For the party music with which the first scene opens, Verdi borrows two important techniques from his earlier masterpiece Rigoletto – firstly, he gives the melody to the orchestra while the singers deliver their lines in a rapid-fire speaking style, creating the impression of a conversation taking place against background music. Second, he deploys quick changes of musical texture in the orchestra, alternating between the full orchestra, a small group of strings in the pit, and an offstage orchestra (the banda) to create the musical equivalent of cinematic cuts from a wide shot of the party to the close-up of an intimate conversation in the middle of a crowded room. 


The first duet, “Un dì, felice,” develops material heard in the prelude into the first of a series of delicate waltz-like ideas centered around a few notes with which the score abounds. Violetta’s aria “Ah, fors’è lui” is cut from the same musical cloth, now in 3/8 time instead of 3/4, with a similarly-scored light string accompaniment, and represents the minor-major aria design at its simplest, most natural, and most moving. The aria’s cabaletta, “Sempre libera” assimilates the pyrotechnics of the bel canto aria into a vigorous waltz as Violetta reflects on the degree of freedom which the Parisian nightlife affords her. Similarly, Alfredo’s Act II aria “De’ miei bollenti spiriti” follows the three-beat pattern; a slower waltz, but a waltz nonetheless. 

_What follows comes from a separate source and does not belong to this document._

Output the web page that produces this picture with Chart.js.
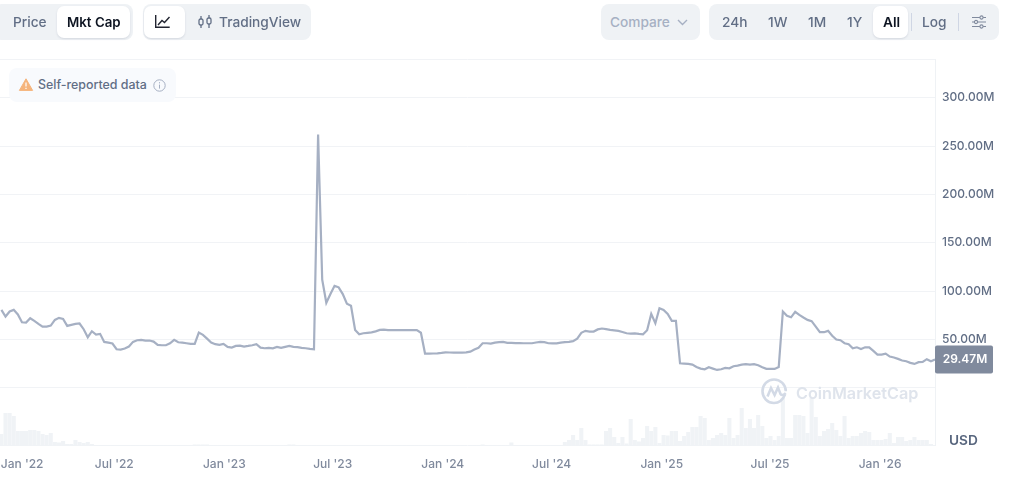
<!DOCTYPE html>
<html>
<head>
<meta charset="utf-8">
<title>Mkt Cap</title>
<script src="https://cdn.jsdelivr.net/npm/chart.js@4/dist/chart.umd.min.js"></script>
<style>
  html, body { margin: 0; padding: 0; background: #fff; }
  body { width: 1011px; height: 493px; position: relative; overflow: hidden; font-family: Inter, sans-serif; }
  canvas { position: absolute; left: 0; top: 0; }
  .box { position: absolute; border-radius: 8px; background: #eff2f5; }
  .pill { position: absolute; border-radius: 7px; background: #fff; box-shadow: 0 1px 2px rgba(88,102,126,.18); }
  .t { position: absolute; white-space: nowrap; font-size: 13.7px; line-height: 18px; font-weight: 500; color: #616e85; }
  .sep { position: absolute; width: 1px; background: #cfd6e4; }
  svg { position: absolute; overflow: visible; }
</style>
</head>
<body>
<canvas id="chart" width="1011" height="493"></canvas>

<div class="box" style="left:-6px;top:4px;width:139px;height:36px"></div>
<div class="pill" style="left:57px;top:6px;width:73px;height:32px"></div>
<div class="t" style="left:13px;top:13px">Price</div>
<div class="t" style="left:67px;top:13px;color:#0d1421;font-weight:600;font-size:13.3px">Mkt Cap</div>

<div class="box" style="left:143px;top:4px;width:168px;height:36px"></div>
<div class="pill" style="left:144px;top:6px;width:41px;height:32px"></div>
<svg style="left:155px;top:15px" width="15" height="13" fill="none" stroke="#222531" stroke-width="1.4">
  <path d="M0.7 0v12.3h14"/><path d="M3 10l4-4.5 2.5 2 5-5.5"/>
</svg>
<svg style="left:198px;top:15px" width="15" height="14" fill="none" stroke="#616e85" stroke-width="1.3">
  <rect x="1" y="4" width="4" height="6" rx="1.5"/><rect x="9" y="3" width="4" height="6" rx="1.5"/>
  <path d="M3 1v3M3 10v3M11 0v3M11 9v4"/>
</svg>
<div class="t" style="left:219px;top:13px">TradingView</div>

<div class="box" style="left:601px;top:4px;width:99px;height:36px"></div>
<div class="t" style="left:610px;top:13px;color:#a6b0c3">Compare</div>
<svg style="left:677px;top:19px" width="11" height="7" fill="none" stroke="#a6b0c3" stroke-width="1.4"><path d="M1 1l4.5 4.5L10 1"/></svg>

<div class="box" style="left:709px;top:4px;width:290px;height:36px"></div>
<div class="pill" style="left:873px;top:6px;width:35px;height:32px"></div>
<div class="t" style="left:722px;top:13px">24h</div>
<div class="t" style="left:768px;top:13px">1W</div>
<div class="t" style="left:808px;top:13px">1M</div>
<div class="t" style="left:847px;top:13px">1Y</div>
<div class="t" style="left:883px;top:13px;color:#0d1421;font-weight:600">All</div>
<div class="sep" style="left:911px;top:13px;height:18px"></div>
<div class="t" style="left:922px;top:13px">Log</div>
<div class="sep" style="left:958px;top:13px;height:18px"></div>
<svg style="left:972px;top:15px" width="14" height="14" fill="#eff2f5" stroke="#808a9d" stroke-width="1.1">
  <path d="M0 2.5h14M0 7h14M0 11.5h14"/><circle cx="9.5" cy="2.5" r="1.6"/><circle cx="4" cy="7" r="1.6"/><circle cx="9.5" cy="11.5" r="1.6"/>
</svg>

<div class="box" style="left:9px;top:68px;width:167px;height:34px;background:#f8fafd"></div>
<svg style="left:19px;top:78px" width="14" height="13"><path d="M7 0.8L13.6 12.4H0.4Z" fill="#f5b47c" stroke="#f5b47c" stroke-linejoin="round"/><path d="M7 4.5v4M7 9.8v1.2" stroke="#fff" stroke-width="1.2"/></svg>
<div class="t" style="left:38px;top:76px;font-size:12.4px">Self-reported data</div>
<svg style="left:153px;top:79px" width="13" height="13" fill="none" stroke="#a6b0c3" stroke-width="1"><circle cx="6.5" cy="6.5" r="5.7"/><path d="M6.5 5.6v4M6.5 3.2v1.2"/></svg>

<svg style="left:761px;top:378px" width="27" height="27" fill="none" stroke="#d3dae6" stroke-width="2.6">
  <path d="M24 16.5C22 21.5 18 25 13 25 6.5 25 1.5 19.7 1.5 13.2 1.5 6.7 6.5 1.5 13 1.5 19.5 1.5 24.8 6.7 24.8 13.2"/>
  <path d="M6.5 18.5l3.5-8.5 3.6 7 3.4-7.5 2.5 6.5c1 1.5 3 1.5 5.3-.8"/>
</svg>
<div class="t" style="left:796px;top:382px;font-size:16.2px;line-height:22px;font-weight:600;color:#dfe4ec">CoinMarketCap</div>
<div class="t" style="left:949px;top:431px;font-weight:600;color:#58667e">USD</div>

<script>
// market cap in millions USD, roughly one point per week
var firstDay = -7.65; // days from 1 Jan 2022
var dayStep = 6.874;
var marketCap = [
  80.7, 73.8, 79, 80.7, 75.9, 67.9, 67.6, 72, 69.3, 66.2, 63.4, 63.4, 64.5, 70.3, 72.4, 71.4,
  64.1, 65.2, 66.2, 66.6, 60.7, 52.4, 58.6, 55.2, 55.9, 47.6, 46.9, 45.9, 40, 39.7, 40.7, 42.8,
  47.6, 49.3, 49.7, 49, 49, 47.9, 44.5, 44.1, 44.1, 46.2, 49.7, 47.2, 46.9, 46.2, 45.5, 45.5,
  57.2, 54.8, 51, 46.9, 45.2, 44.5, 45.5, 42.4, 41.7, 43.4, 43.8, 42.8, 43.4, 44.1, 45.2, 41.7,
  41, 41.4, 41, 42.4, 41.4, 42.4, 43.4, 42.4, 42.1, 41.4, 41, 40.3, 40, 262, 112, 88,
  97, 105.5, 104, 97, 87, 85, 60, 55.5, 56.5, 57, 57.5, 58.5, 60, 60.2, 59.8, 59.7,
  59.7, 59.7, 59.7, 59.7, 59.7, 59.7, 57, 35.5, 35.5, 35.6, 35.7, 36.2, 36.8, 36.6, 36.5, 36.4,
  36.5, 36.7, 37.5, 39.8, 41.5, 46.2, 46.2, 45.9, 46.8, 47.3, 47.6, 46.6, 46.6, 46.4, 46.3, 46.2,
  46.2, 46.2, 47, 47.6, 47.4, 46.2, 46, 46, 46.8, 47.4, 47.6, 48.3, 51, 57, 59, 58.3,
  58.3, 60.5, 61.4, 60.8, 60, 59.5, 59, 57.8, 56.5, 56.2, 56.4, 55.9, 55.5, 59.7, 76.5, 66.9,
  82.4, 80.7, 76.5, 69.3, 69.3, 25.5, 25.2, 24.8, 24.1, 21.7, 20, 19.3, 21.4, 20, 18.6, 19.3,
  20.7, 20.3, 22.4, 23.1, 24.1, 24.5, 24.1, 24.5, 23.4, 21.4, 19.7, 19.7, 19.7, 21.7, 79, 74.5,
  73, 78.6, 75.5, 72.8, 70.3, 69, 63.4, 57.6, 57.6, 59, 54, 50, 49.3, 46.2, 45.2, 41,
  42, 40.3, 42, 42, 38.3, 34.5, 34.5, 35.5, 32.4, 31.4, 30, 28.3, 27.6, 25.9, 24.8, 26.6,
  26.9, 29.7, 27.6, 29.47
];
// volume, relative height
var volume = [
  11, 32, 32, 29, 14, 14, 14, 15, 15, 14, 11, 10, 12, 3, 2.5, 4,
  1, 1, 5, 3, 2, 3, 1, 0, 0, 0, 0, 0, 0, 0, 0, 0,
  0, 0, 0, 0, 0, 0, 0, 0, 0, 0, 0, 0, 0, 0, 0, 0.5,
  0.5, 0.5, 0.5, 0, 0, 0, 0, 0, 0, 0, 0, 0, 0, 0, 0, 0,
  0, 0, 0, 0, 0, 0, 0.5, 0.5, 0, 0, 0, 0, 0, 0, 0, 0,
  0, 0, 0, 0, 0, 0, 0, 0, 0, 0, 0, 0, 0, 0, 0, 0,
  0, 0, 0, 0, 0, 0, 0, 0, 0, 0, 0, 0, 0, 0, 0, 0,
  0, 0, 0, 0, 0, 0.5, 0, 0, 0, 0, 0, 0, 2.5, 0, 0, 0,
  0, 0, 0, 0, 0, 0, 0, 0, 0, 3, 5, 10, 5, 17, 5, 0.5,
  0.5, 0.5, 0.5, 14, 17, 8, 2, 8, 1.5, 26, 5, 3.5, 7, 19, 14, 18,
  2, 10, 9.5, 14, 14, 4, 9, 13, 18, 18, 29, 27, 5, 7, 10, 12,
  10, 27, 7, 10, 37, 17, 26, 17, 30, 19, 7, 9, 5, 9, 47, 7,
  7, 30, 30, 29, 12, 47, 28, 9, 14, 16, 22, 15, 9, 29, 7, 9,
  9, 12, 14, 13, 5, 5, 5, 6, 12, 2, 8, 8, 4, 5, 8, 5,
  5, 5, 1, 0
];

// first label is pushed right so it stays inside the chart, like the original
var tickDays = [27, 181, 365, 546, 730, 912, 1096, 1277, 1461];
var tickLabels = ["Jan '22", "Jul '22", "Jan '23", "Jul '23", "Jan '24", "Jul '24", "Jan '25", "Jul '25", "Jan '26"];
var yGrid = [-59.3, 0, 50, 100, 150, 200, 250, 300, 340];
var yLabels = [50, 100, 150, 200, 250, 300];

function points(values) {
  return values.map(function(v, i) {
    return { x: firstDay + dayStep * i, y: v };
  });
}

var lastValueTag = {
  id: 'lastValueTag',
  afterDraw: function(chart) {
    var ctx = chart.ctx;
    var last = marketCap[marketCap.length - 1];
    var y = chart.scales.y.getPixelForValue(last);
    ctx.save();
    ctx.fillStyle = '#808a9d';
    ctx.beginPath();
    ctx.roundRect(935, y - 14, 58, 28, 2);
    ctx.fill();
    ctx.fillStyle = '#fff';
    ctx.font = '600 12px Inter';
    ctx.textAlign = 'center';
    ctx.textBaseline = 'middle';
    ctx.fillText(last.toFixed(2) + 'M', 965, y);
    ctx.restore();
  }
};

new Chart(document.getElementById('chart').getContext('2d'), {
  type: 'line',
  data: {
    datasets: [
      {
        label: 'Mkt Cap',
        data: points(marketCap),
        yAxisID: 'y',
        borderColor: '#a6b0c3',
        borderWidth: 2.2,
        pointRadius: 0,
        tension: 0,
        order: 1
      },
      {
        type: 'bar',
        label: 'Volume',
        data: points(volume),
        yAxisID: 'yVol',
        backgroundColor: '#f0f3f6',
        barThickness: 3.4,
        order: 2
      }
    ]
  },
  plugins: [lastValueTag],
  options: {
    responsive: false,
    animation: false,
    events: [],
    layout: { padding: { top: 59 } },
    plugins: { legend: { display: false }, tooltip: { enabled: false } },
    scales: {
      x: {
        type: 'linear',
        offset: false,
        min: -10,
        max: 1552.7,
        grid: { display: false, offset: false },
        border: { display: false },
        afterBuildTicks: function(scale) {
          scale.ticks = tickDays.map(function(d) { return { value: d }; });
        },
        afterFit: function(scale) {
          scale.height = 47.7;
          scale.paddingLeft = 0;
          scale.paddingRight = 0;
        },
        ticks: {
          autoSkip: false,
          maxRotation: 0,
          padding: 4,
          color: '#808a9d',
          font: { family: 'Inter', size: 12, weight: '500' },
          callback: function(v) { return tickLabels[tickDays.indexOf(v)]; }
        }
      },
      y: {
        position: 'right',
        min: -59.3,
        max: 340,
        grid: { color: '#f1f3f6', lineWidth: 1, drawTicks: false },
        border: { display: true, color: '#eff2f5' },
        afterBuildTicks: function(scale) {
          scale.ticks = yGrid.map(function(v) { return { value: v }; });
        },
        afterFit: function(scale) {
          scale.width = 76;
          scale.paddingTop = 0;
          scale.paddingBottom = 0;
        },
        ticks: {
          autoSkip: false,
          padding: 7,
          color: '#616e85',
          font: { family: 'Inter', size: 12, weight: '500' },
          callback: function(v) { return yLabels.indexOf(v) >= 0 ? v + '.00M' : ''; }
        }
      },
      yVol: {
        display: false,
        min: 0,
        max: 386
      }
    }
  }
});
</script>
</body>
</html>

Lightly-scored strings return in the last act, too, as Violetta lies on her deathbed. The duet “Parigi, o cara,” sung upon Alfredo’s return, is once more a “typical” Traviata melody – waltz-like and simple in line and accompaniment. The strains of revelers’ music filtering through the wings from “out of the window” (i.e. offstage, again featuring Verdi’s keen ear for spatial effects) create a contrast with the solemn tone of the scene that enhances its realism. Astute Verdi fans will note the final scene also features a solemn marchlike rhythm borrowed from the “Miserere” chorus in Il Trovatore. Despite the intimacy of Alfredo and Violetta’s love music, Verdi brings the full weight of his dramatic sensibility to bear in the opera’s final bars, as pounding drums and blaring brass elevate Violetta’s death into a tragedy worthy of a grand opera.